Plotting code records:
--- BEGIN ---

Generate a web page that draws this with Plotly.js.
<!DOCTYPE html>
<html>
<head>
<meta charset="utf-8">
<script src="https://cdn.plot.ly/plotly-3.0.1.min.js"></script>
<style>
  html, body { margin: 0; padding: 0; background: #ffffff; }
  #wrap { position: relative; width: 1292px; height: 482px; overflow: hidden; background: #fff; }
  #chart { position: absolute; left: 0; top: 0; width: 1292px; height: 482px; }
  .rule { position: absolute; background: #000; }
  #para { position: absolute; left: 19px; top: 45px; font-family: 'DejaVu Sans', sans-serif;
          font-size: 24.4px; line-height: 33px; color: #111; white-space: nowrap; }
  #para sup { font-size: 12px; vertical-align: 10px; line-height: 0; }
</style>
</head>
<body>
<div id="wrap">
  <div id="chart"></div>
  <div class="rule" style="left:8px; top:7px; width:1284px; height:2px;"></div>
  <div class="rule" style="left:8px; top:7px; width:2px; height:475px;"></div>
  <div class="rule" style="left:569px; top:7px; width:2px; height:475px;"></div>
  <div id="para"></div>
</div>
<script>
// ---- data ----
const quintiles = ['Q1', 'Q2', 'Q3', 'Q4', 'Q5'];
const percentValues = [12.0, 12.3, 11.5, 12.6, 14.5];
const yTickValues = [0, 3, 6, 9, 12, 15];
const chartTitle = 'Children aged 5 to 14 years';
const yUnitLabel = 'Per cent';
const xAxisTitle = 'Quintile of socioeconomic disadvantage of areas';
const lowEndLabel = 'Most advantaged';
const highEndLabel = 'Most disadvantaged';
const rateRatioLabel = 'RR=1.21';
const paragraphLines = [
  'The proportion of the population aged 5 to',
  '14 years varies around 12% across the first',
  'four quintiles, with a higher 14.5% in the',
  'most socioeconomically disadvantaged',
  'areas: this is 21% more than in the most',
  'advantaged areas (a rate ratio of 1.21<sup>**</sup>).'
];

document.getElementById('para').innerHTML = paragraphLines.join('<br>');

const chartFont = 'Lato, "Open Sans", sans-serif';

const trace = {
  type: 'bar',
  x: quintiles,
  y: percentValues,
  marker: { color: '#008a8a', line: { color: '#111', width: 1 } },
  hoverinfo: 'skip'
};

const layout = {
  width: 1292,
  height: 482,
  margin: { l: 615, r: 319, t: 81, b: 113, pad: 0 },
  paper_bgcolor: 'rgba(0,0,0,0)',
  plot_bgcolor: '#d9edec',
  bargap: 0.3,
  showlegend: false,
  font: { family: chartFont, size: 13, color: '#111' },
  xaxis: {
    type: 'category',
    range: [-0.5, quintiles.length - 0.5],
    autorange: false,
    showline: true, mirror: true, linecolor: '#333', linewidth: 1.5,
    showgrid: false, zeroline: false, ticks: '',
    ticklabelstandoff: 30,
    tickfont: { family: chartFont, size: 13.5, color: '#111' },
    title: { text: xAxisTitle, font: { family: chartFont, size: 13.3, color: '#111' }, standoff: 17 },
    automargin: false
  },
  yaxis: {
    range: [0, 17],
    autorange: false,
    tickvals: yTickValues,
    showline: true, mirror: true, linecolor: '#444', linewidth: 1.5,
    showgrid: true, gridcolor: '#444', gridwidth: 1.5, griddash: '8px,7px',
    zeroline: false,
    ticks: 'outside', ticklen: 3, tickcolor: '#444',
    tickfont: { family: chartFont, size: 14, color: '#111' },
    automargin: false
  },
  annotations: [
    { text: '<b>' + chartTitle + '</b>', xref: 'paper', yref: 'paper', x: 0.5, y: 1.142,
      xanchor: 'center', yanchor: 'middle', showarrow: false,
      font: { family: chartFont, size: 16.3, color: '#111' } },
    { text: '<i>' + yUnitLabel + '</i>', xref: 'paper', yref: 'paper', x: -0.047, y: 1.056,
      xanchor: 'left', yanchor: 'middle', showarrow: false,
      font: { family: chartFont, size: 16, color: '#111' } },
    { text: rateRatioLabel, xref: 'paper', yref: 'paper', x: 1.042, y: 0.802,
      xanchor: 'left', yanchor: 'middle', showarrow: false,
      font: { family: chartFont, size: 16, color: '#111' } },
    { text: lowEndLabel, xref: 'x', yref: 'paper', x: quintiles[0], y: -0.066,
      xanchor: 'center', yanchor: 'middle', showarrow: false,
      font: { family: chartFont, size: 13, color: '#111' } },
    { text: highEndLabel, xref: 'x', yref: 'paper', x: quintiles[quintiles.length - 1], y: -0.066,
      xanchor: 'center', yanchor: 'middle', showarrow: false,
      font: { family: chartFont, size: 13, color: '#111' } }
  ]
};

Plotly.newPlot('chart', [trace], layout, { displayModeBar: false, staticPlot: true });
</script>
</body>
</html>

--- END ---
--- BEGIN ---

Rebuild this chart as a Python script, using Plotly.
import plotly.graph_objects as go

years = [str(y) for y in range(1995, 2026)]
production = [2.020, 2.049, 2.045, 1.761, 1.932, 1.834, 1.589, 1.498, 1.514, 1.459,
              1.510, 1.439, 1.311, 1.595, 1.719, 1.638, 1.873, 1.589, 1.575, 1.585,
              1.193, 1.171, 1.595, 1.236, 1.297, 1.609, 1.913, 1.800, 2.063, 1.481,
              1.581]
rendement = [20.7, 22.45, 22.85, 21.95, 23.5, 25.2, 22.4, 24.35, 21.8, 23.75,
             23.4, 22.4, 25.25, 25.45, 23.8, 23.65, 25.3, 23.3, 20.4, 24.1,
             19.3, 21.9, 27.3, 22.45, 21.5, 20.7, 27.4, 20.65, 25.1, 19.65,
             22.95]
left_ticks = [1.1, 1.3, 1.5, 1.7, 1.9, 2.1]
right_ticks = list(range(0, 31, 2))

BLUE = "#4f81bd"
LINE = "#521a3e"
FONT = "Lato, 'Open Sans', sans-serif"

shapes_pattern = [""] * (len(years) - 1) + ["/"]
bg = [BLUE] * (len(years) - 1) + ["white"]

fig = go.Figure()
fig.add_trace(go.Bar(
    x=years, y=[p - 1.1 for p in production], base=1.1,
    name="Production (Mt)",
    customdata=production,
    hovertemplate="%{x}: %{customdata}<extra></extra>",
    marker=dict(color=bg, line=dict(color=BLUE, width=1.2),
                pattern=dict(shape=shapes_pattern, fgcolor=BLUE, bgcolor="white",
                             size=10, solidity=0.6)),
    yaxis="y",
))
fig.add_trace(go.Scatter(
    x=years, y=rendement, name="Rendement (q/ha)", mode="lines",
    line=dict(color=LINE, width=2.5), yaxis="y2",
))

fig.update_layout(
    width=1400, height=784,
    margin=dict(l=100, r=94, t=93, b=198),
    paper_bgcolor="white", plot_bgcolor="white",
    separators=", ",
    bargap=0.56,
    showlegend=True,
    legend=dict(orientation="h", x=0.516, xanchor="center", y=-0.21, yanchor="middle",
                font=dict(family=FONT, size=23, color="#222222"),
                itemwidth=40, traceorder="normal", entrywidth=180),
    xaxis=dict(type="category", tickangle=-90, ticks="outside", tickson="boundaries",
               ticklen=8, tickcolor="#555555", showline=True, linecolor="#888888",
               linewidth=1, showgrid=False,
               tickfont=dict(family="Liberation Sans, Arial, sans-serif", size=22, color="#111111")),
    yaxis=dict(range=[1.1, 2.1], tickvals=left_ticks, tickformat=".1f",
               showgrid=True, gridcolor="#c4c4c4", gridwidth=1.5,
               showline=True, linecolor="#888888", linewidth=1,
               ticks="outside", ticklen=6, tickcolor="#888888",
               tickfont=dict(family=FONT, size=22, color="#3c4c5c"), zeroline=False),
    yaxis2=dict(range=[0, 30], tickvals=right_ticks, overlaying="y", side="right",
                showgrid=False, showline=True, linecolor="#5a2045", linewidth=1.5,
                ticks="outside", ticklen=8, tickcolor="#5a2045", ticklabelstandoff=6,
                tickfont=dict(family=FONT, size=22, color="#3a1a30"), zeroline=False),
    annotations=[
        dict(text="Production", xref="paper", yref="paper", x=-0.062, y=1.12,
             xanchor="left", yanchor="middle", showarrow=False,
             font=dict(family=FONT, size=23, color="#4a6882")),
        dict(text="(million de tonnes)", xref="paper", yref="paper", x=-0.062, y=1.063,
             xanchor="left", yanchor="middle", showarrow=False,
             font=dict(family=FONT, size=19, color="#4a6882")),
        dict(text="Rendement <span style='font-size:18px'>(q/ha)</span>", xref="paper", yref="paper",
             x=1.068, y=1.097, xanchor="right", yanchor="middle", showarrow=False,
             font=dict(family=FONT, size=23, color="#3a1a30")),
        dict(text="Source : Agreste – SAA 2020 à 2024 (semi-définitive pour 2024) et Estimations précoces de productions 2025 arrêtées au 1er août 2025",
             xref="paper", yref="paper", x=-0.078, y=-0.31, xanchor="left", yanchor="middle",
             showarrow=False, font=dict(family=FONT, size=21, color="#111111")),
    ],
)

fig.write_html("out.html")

--- END ---

:: JOB ::
Quote the data above from the line containing "Rebuild this chart" to the line containing "bg = [BLUE]", inclusive, and stop.

:: EXERCISE RESPONSE ::
Rebuild this chart as a Python script, using Plotly.
import plotly.graph_objects as go

years = [str(y) for y in range(1995, 2026)]
production = [2.020, 2.049, 2.045, 1.761, 1.932, 1.834, 1.589, 1.498, 1.514, 1.459,
              1.510, 1.439, 1.311, 1.595, 1.719, 1.638, 1.873, 1.589, 1.575, 1.585,
              1.193, 1.171, 1.595, 1.236, 1.297, 1.609, 1.913, 1.800, 2.063, 1.481,
              1.581]
rendement = [20.7, 22.45, 22.85, 21.95, 23.5, 25.2, 22.4, 24.35, 21.8, 23.75,
             23.4, 22.4, 25.25, 25.45, 23.8, 23.65, 25.3, 23.3, 20.4, 24.1,
             19.3, 21.9, 27.3, 22.45, 21.5, 20.7, 27.4, 20.65, 25.1, 19.65,
             22.95]
left_ticks = [1.1, 1.3, 1.5, 1.7, 1.9, 2.1]
right_ticks = list(range(0, 31, 2))

BLUE = "#4f81bd"
LINE = "#521a3e"
FONT = "Lato, 'Open Sans', sans-serif"

shapes_pattern = [""] * (len(years) - 1) + ["/"]
bg = [BLUE] * (len(years) - 1) + ["white"]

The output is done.